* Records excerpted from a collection
_ _ _
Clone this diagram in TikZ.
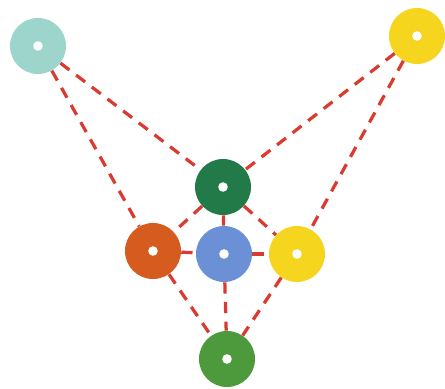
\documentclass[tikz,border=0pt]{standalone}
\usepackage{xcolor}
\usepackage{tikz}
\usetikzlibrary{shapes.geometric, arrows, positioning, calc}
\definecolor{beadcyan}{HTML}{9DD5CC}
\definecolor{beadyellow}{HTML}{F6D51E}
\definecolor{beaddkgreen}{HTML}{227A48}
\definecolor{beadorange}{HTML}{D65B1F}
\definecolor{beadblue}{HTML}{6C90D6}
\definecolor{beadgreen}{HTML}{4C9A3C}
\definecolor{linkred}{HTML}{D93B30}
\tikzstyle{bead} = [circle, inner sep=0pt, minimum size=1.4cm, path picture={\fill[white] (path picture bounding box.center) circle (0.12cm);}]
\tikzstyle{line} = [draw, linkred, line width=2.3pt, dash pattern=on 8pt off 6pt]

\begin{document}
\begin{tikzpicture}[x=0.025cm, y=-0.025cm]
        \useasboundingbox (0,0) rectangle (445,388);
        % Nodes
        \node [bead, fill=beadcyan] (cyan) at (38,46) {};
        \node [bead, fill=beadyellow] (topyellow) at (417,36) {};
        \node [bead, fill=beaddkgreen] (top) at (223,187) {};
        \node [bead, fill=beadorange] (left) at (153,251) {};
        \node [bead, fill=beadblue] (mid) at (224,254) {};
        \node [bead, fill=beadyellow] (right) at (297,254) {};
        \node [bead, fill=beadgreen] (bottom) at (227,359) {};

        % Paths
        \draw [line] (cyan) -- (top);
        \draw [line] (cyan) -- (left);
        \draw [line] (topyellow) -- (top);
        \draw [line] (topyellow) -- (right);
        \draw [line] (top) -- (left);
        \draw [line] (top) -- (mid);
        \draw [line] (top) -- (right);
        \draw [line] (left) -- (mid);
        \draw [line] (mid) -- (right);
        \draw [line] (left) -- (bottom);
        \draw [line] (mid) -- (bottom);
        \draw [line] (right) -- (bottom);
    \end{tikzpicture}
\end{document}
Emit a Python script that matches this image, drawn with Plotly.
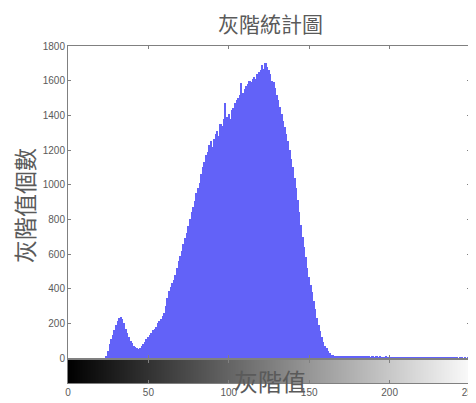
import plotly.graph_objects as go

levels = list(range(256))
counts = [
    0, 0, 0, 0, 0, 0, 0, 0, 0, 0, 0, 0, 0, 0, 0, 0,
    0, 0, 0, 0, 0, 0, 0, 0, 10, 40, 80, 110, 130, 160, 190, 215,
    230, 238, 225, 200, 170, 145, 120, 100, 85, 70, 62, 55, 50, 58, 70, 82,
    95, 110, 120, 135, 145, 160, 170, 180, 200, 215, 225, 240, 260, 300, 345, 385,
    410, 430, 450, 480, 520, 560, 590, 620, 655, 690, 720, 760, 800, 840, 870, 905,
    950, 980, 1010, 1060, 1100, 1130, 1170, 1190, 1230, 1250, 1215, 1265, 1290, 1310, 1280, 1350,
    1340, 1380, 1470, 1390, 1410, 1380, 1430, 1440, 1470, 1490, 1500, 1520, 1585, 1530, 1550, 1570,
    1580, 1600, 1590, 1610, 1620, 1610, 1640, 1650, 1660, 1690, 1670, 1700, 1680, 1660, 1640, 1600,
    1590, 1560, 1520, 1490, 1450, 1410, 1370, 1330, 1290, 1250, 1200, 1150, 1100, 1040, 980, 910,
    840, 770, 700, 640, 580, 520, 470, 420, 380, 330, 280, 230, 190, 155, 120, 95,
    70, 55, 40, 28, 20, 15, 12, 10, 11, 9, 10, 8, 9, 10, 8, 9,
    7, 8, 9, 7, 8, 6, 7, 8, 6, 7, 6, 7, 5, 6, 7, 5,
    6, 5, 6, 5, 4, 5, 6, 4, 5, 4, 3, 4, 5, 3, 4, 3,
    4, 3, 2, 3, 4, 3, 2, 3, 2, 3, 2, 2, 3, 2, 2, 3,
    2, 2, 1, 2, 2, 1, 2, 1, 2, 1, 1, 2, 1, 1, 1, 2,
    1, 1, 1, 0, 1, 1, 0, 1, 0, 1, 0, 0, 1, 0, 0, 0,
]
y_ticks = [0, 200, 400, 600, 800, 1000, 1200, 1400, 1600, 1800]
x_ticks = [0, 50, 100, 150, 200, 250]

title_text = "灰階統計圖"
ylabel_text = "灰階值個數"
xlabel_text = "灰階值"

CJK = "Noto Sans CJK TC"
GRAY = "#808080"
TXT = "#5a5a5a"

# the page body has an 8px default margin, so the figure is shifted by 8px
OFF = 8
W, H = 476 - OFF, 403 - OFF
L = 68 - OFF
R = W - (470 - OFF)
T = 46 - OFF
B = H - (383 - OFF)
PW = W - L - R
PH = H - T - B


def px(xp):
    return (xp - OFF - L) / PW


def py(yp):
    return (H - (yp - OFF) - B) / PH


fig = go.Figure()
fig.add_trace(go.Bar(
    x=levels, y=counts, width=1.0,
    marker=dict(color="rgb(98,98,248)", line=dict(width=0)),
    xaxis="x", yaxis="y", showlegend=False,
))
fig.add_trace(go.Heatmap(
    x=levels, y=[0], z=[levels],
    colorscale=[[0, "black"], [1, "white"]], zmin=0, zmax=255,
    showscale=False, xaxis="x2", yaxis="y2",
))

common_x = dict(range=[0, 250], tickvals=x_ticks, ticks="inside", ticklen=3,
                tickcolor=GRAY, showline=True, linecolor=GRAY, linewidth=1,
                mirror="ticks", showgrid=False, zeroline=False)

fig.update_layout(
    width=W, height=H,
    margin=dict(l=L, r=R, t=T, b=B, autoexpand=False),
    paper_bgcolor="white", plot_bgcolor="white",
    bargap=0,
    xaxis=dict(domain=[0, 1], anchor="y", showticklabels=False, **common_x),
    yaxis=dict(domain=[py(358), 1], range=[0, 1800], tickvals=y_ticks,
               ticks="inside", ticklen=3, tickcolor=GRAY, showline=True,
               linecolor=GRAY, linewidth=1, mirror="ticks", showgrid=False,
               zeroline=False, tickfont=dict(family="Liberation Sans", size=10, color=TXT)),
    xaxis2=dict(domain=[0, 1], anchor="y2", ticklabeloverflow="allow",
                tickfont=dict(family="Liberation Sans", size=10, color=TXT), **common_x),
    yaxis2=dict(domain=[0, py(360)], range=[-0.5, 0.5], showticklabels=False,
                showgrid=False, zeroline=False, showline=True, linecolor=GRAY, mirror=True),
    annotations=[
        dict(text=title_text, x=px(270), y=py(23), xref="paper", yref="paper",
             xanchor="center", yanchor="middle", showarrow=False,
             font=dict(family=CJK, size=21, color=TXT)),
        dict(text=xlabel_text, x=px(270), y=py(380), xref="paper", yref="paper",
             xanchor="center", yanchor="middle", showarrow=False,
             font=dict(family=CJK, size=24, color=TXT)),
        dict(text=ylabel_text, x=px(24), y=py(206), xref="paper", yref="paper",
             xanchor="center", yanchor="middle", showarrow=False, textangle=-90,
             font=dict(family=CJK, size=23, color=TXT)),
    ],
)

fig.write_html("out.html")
_ _ _
* What is asked
Extract exactly, and only, the lines from the one with "Emit a Python" to the one with "import plotly.graph_objects as go", both ends counted. Leave the images behind.

* Exercise solution
Emit a Python script that matches this image, drawn with Plotly.
import plotly.graph_objects as go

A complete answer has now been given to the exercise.